• _Set problem_: Find the lines holding "React" and copy them.

### Provided data ###

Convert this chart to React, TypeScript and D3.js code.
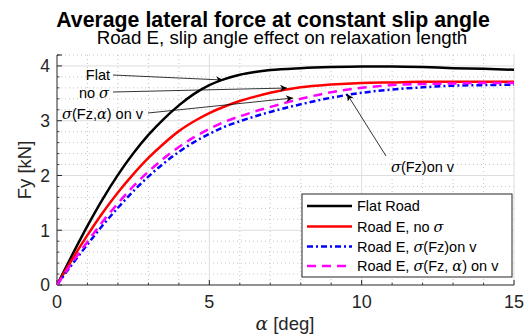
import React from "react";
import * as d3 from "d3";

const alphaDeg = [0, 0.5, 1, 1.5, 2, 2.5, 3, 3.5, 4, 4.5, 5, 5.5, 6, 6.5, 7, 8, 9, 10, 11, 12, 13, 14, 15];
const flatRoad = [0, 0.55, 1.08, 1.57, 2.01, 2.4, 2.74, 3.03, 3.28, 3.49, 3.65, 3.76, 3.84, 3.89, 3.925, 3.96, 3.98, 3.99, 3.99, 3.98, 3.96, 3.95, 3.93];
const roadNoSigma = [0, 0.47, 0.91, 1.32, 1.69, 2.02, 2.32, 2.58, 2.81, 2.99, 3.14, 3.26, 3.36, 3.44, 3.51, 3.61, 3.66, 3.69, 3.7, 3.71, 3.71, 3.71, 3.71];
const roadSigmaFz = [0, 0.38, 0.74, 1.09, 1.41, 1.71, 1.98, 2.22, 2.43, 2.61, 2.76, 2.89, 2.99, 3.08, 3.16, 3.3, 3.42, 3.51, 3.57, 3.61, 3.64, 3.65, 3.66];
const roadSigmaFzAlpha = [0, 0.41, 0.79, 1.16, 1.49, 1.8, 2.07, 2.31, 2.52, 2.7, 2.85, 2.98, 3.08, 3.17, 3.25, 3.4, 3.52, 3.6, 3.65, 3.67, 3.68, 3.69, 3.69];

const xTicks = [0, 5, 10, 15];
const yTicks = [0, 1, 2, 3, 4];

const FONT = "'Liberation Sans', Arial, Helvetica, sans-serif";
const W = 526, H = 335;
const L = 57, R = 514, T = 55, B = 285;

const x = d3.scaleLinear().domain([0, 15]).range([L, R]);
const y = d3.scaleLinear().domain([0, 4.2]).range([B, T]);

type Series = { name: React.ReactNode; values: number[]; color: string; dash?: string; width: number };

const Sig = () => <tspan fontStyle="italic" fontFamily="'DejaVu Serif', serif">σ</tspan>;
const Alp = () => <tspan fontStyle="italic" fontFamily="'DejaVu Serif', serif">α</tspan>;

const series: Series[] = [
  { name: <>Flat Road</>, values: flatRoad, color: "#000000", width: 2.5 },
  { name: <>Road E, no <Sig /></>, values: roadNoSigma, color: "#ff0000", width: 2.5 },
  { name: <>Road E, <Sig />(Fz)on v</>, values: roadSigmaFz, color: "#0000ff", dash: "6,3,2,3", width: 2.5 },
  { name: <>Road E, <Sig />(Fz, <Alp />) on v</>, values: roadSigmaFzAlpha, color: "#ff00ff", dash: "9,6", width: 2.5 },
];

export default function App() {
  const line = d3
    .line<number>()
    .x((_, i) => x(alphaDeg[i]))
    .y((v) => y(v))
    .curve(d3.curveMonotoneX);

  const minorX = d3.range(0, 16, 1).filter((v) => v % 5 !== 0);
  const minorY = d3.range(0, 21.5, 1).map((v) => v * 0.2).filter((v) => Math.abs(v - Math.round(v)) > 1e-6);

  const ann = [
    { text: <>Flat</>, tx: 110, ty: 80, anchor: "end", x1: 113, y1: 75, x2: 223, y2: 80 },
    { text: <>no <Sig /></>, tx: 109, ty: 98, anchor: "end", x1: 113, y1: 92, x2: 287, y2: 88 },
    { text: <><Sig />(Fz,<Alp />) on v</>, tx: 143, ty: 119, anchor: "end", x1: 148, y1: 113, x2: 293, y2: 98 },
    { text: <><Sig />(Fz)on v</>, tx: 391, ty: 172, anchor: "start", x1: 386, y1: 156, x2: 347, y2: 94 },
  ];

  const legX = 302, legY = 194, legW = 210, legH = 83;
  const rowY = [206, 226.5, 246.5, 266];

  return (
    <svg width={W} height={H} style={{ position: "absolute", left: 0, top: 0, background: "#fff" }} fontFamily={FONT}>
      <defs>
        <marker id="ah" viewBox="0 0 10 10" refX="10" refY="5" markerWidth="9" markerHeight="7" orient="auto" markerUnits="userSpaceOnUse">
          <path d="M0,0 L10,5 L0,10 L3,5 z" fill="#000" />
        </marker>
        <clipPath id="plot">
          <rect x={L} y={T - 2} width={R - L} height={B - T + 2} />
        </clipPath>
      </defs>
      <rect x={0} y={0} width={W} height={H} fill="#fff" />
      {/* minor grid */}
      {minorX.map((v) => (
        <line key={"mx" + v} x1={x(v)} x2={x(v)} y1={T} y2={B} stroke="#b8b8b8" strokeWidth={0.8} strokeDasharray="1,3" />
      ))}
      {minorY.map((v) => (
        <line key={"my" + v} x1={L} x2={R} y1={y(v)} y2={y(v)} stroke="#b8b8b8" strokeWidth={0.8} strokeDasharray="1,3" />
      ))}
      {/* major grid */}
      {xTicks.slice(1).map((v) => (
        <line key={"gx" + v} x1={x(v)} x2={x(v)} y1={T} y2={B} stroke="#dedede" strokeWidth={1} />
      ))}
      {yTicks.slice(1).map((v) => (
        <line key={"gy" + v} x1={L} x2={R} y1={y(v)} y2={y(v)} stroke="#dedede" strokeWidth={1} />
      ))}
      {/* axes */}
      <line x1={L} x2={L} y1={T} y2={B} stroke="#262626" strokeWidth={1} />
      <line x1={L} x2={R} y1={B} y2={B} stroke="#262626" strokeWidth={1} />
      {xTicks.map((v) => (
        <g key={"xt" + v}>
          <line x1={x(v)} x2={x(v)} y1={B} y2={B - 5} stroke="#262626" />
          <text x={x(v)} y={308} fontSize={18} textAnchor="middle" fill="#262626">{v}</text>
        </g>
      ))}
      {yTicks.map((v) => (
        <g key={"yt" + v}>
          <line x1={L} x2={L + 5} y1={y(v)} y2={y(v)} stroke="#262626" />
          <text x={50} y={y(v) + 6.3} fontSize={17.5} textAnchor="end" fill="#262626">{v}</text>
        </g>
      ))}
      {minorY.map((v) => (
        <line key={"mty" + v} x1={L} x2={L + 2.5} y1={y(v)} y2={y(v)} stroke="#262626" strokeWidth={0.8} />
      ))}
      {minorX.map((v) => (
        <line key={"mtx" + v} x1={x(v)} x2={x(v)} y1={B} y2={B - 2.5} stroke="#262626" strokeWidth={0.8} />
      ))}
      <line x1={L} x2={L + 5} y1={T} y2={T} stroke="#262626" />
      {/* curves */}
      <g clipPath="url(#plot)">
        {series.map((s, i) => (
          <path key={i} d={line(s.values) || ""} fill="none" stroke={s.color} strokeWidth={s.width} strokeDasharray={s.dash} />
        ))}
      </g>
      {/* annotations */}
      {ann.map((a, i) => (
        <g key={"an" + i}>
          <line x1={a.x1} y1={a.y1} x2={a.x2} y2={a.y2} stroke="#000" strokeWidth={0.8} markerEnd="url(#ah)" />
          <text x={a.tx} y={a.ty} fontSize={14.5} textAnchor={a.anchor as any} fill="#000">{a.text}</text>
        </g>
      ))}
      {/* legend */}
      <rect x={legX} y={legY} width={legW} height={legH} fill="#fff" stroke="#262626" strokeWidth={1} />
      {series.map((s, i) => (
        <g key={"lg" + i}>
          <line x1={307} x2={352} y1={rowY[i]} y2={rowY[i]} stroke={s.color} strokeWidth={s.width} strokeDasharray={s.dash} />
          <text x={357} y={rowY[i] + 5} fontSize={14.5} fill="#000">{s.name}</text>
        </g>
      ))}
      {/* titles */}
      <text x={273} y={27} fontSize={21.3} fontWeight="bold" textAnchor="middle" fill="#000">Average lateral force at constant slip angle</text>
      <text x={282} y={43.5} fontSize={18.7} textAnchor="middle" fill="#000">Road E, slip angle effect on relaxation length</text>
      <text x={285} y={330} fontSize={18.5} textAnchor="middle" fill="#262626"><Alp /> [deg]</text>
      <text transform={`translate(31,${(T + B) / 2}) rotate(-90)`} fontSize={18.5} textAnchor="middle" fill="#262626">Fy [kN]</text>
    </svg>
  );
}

###

• _Result of this task_:
Convert this chart to React, TypeScript and D3.js code.
import React from "react";
type Series = { name: React.ReactNode; values: number[]; color: string; dash?: string; width: number };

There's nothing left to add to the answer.